High Frequency Longitudinal Damped Vibrations of a Cylindrical Ultrasonic Transducer

Abstract EN

Ultrasonic piezoelectric transducers used in classical nondestructive testing are producing in general longitudinal vibrations in the MHz range.

A simple mechanical model of these transducers would be very useful for wave propagation numerical simulations, avoiding the existing complicated models in which the real components of the transducer are modeled by finite elements.

The classical model for longitudinal vibrations is not adequate because the generated longitudinal wave is not dispersive, the velocity being the same at any frequency.

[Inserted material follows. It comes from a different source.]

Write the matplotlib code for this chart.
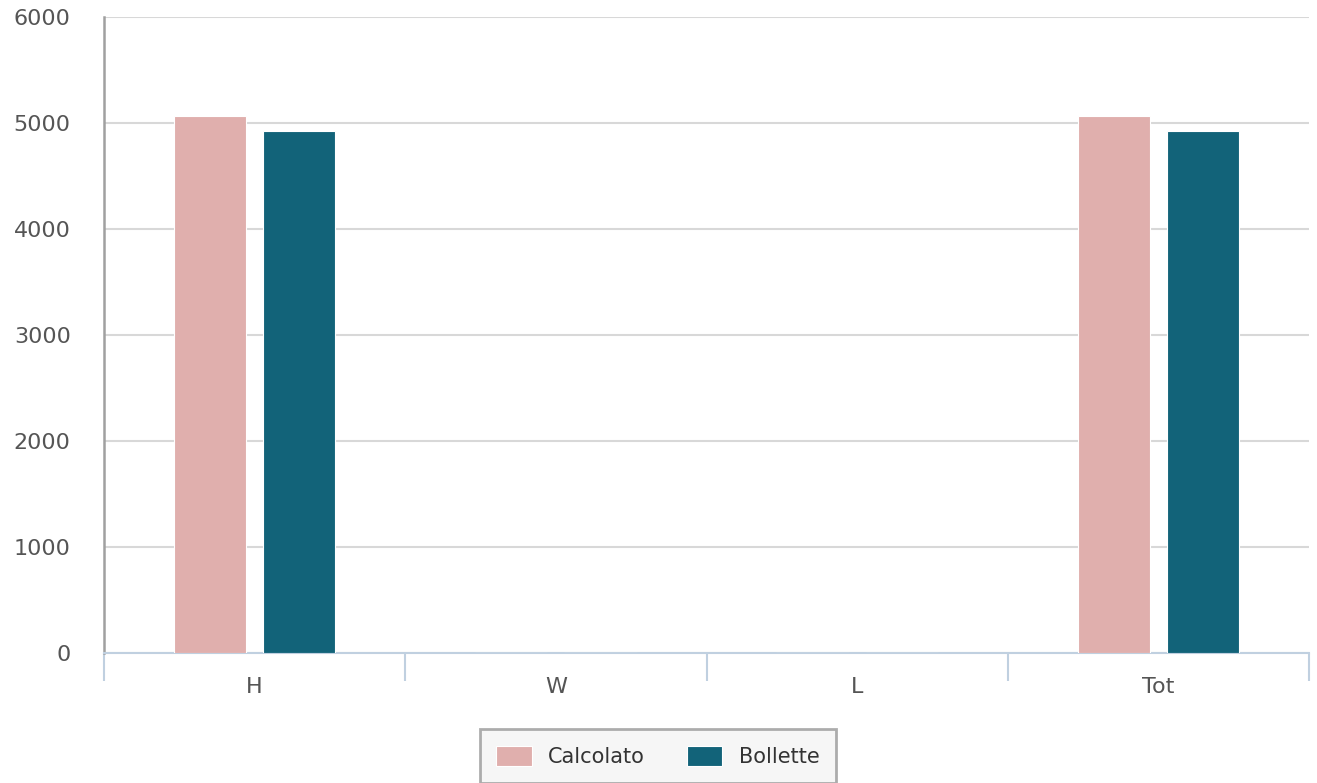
import matplotlib
matplotlib.use("Agg")
import matplotlib.pyplot as plt
import numpy as np

# consumption comparison: computed vs billed
categories = ["H", "W", "L", "Tot"]
calcolato = [5070, 0, 0, 5070]
bollette = [4920, 0, 0, 4920]
yticks = [0, 1000, 2000, 3000, 4000, 5000, 6000]

pink = "#e0afad"
teal = "#126379"

fig = plt.figure(figsize=(13.17, 7.83), dpi=100)
ax = fig.add_axes([104 / 1317, 1 - 653 / 783, 1205 / 1317, 636 / 783])

x = np.arange(len(categories))
w = 0.24
off = 0.148
ax.bar(x - off, calcolato, w, color=pink, edgecolor="white", linewidth=0.8, label="Calcolato", zorder=3)
ax.bar(x + off, bollette, w, color=teal, edgecolor="white", linewidth=0.8, label="Bollette", zorder=3)

ax.set_xlim(-0.5, len(categories) - 0.5)
ax.set_ylim(0, 6000)
ax.set_yticks(yticks)
ax.set_yticklabels([str(v) for v in yticks])
ax.grid(axis="y", color="#d8d8d8", linewidth=1.5, zorder=0)

for s in ["top", "right"]:
    ax.spines[s].set_visible(False)
ax.spines["left"].set_color("#a0a0a0")
ax.spines["left"].set_linewidth(1.8)
ax.spines["bottom"].set_color("#c0d0e0")
ax.spines["bottom"].set_linewidth(1.5)

ax.tick_params(axis="y", length=0, pad=24, labelsize=16, labelcolor="#555555")
ax.set_xticks(x)
ax.set_xticklabels(categories)
ax.tick_params(axis="x", length=0, pad=17, labelsize=16, labelcolor="#555555")

# boundary tick marks between categories
ax.set_xticks(np.arange(len(categories) + 1) - 0.5, minor=True)
ax.tick_params(axis="x", which="minor", length=20, width=1.5, color="#c0d0e0")

leg = fig.legend(loc="upper center", bbox_to_anchor=(658 / 1317, 1 - 729 / 783), ncol=2,
                 frameon=True, fontsize=15, handlelength=1.7, handleheight=1.1,
                 columnspacing=2.0, borderpad=0.8, borderaxespad=0, fancybox=False)
leg.get_frame().set_facecolor("#f4f4f4")
leg.get_frame().set_edgecolor("#999999")
leg.get_frame().set_linewidth(2)
for t in leg.get_texts():
    t.set_color("#333333")

fig.savefig("out.png", dpi=100)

We have adopted the Rayleigh-Bishop model, which avoids these limitations, even if it is not converging to the first but to the second exact longitudinal mode in an elastic rod, as obtained from the complicated Pochhammer-Chree equations.

Since real transducers have significant vibrations damping, we have introduced a damping term in the Rayleigh-Bishop model, increasing the imaginary part and keeping almost identical real part of the wavenumber.

Common transducers produce amplitude modulated signals, completely attenuated after several periods.

This can be modeled by two close frequencies, producing a “beat” phenomenon, superposed on the high damping.

For this reason, we introduce a two-rod Rayleigh-Bishop model with damping.

Agreement with measured normal velocity on the transducer free surface is encouraging for continuation of the research.